Dated 14 May, the claim reportedly says the Venezuelan central bank “seeks an order requiring the BoE to comply with the proposed instruction”.
Venezuela, which has been under coronavirus quarantine since March, hopes the gold’s value will be transferred to the United Nations Development Programme (UNDP) to subsequently be used for purchasing healthcare supplies, medicine, and food, says the outlet.
Venezuela so far has registered 749 coronavirus cases according to the Johns Hopkins University, with 10 deaths from the respiratory disease.
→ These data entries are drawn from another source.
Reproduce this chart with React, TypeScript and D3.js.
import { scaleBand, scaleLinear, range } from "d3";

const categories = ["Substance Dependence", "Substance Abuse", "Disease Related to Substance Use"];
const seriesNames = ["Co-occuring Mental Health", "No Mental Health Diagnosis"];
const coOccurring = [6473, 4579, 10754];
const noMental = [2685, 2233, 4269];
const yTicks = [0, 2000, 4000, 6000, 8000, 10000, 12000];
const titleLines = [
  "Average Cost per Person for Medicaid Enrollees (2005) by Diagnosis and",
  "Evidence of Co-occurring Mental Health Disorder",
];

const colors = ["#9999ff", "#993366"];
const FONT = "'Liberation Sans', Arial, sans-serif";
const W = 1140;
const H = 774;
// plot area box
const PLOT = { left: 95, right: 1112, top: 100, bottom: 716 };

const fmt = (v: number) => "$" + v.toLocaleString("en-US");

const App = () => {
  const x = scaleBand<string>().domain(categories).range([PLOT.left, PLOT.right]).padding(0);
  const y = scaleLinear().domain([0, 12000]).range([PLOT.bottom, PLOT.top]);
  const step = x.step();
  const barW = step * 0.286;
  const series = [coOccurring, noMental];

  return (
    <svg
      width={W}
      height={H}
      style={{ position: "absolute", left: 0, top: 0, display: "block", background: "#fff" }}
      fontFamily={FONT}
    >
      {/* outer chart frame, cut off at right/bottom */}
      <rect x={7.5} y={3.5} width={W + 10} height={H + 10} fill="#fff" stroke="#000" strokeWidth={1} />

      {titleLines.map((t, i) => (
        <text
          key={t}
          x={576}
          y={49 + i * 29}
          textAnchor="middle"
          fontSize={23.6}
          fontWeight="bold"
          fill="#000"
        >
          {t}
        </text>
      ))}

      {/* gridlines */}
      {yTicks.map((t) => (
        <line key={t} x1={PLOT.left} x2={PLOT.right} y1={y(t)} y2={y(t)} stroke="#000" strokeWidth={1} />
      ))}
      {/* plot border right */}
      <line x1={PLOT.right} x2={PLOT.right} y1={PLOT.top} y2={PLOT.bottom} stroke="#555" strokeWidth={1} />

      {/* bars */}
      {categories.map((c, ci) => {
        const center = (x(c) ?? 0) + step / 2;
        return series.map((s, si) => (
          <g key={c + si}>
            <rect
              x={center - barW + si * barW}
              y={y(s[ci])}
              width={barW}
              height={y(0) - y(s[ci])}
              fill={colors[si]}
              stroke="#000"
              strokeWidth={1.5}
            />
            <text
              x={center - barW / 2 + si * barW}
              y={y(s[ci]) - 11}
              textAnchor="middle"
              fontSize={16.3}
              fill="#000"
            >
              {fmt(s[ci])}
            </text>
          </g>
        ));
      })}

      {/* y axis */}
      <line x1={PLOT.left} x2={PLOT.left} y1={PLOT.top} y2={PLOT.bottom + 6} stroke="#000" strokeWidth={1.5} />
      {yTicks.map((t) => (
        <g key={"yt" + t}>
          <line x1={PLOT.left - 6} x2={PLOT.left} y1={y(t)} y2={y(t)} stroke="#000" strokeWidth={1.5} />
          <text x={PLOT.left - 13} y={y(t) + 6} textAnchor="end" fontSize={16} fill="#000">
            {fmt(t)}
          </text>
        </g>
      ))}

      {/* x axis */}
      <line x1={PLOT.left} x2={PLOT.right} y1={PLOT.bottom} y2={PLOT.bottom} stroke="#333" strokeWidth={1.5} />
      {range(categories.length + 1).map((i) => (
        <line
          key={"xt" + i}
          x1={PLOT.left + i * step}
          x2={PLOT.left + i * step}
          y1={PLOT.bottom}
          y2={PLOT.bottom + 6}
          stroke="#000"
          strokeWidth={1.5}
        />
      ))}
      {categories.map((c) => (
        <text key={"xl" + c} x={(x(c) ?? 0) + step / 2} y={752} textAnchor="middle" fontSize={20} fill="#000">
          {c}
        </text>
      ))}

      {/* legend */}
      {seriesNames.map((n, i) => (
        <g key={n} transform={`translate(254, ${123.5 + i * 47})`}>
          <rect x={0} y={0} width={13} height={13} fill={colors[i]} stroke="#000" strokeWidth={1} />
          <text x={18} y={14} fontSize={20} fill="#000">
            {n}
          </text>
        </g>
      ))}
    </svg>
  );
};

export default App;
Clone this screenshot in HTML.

The government of Nicolas Maduro has been seeking to sell off some of the country’s gold reserves as a means of raising funds amid the current healthcare crisis and quarantine measures it has entailed.
The situation has been compounded by plummeting global oil prices and crippling US sanctions.
“The foot-dragging by the Bank of England is critically hampering Venezuela and the UN’s efforts to combat COVID-19 in the country,” Sarosh Zaiwalla, a London-based lawyer representing the central bank, was quoted by Reuters as saying.
There has not been any official response regarding the claim from either the Bank of England or the Venezuelan central bank.
The reported legal claim comes after a request made by Nicolas Maduro’s government in April to the Bank of England – which acts as a gold custodian for several developing nations – to sell off some of its gold reserves there and direct the funds to the UN so they might be used to aid Venezuela’s efforts to fight the COVID-19 pandemic.
The legal wrangling and has been dragging on for some time, as the Bank of England has refused to transfer some 31 tonnes of Venezuelan gold to the government of Nicolas Maduro, whom the UK has refused to recognise as the country’s legitimate leader since 2018, reports the outlet.
Venezuela has been in the grips of a political crisis since 2019, when US-backed opposition leader Juan Guaido proclaimed himself “interim president” and received the support of most of the Western countries, with the US and its allies shortly after starting to seize Venezuelan state assets abroad and imposing tough sanctions on the country’s companies.
The incumbent president, Nicolas Maduro, received support from Russia, China, Turkey and several other nations.
Venezuelan authorities have lambasted the measures as nothing short of “economic warfare”.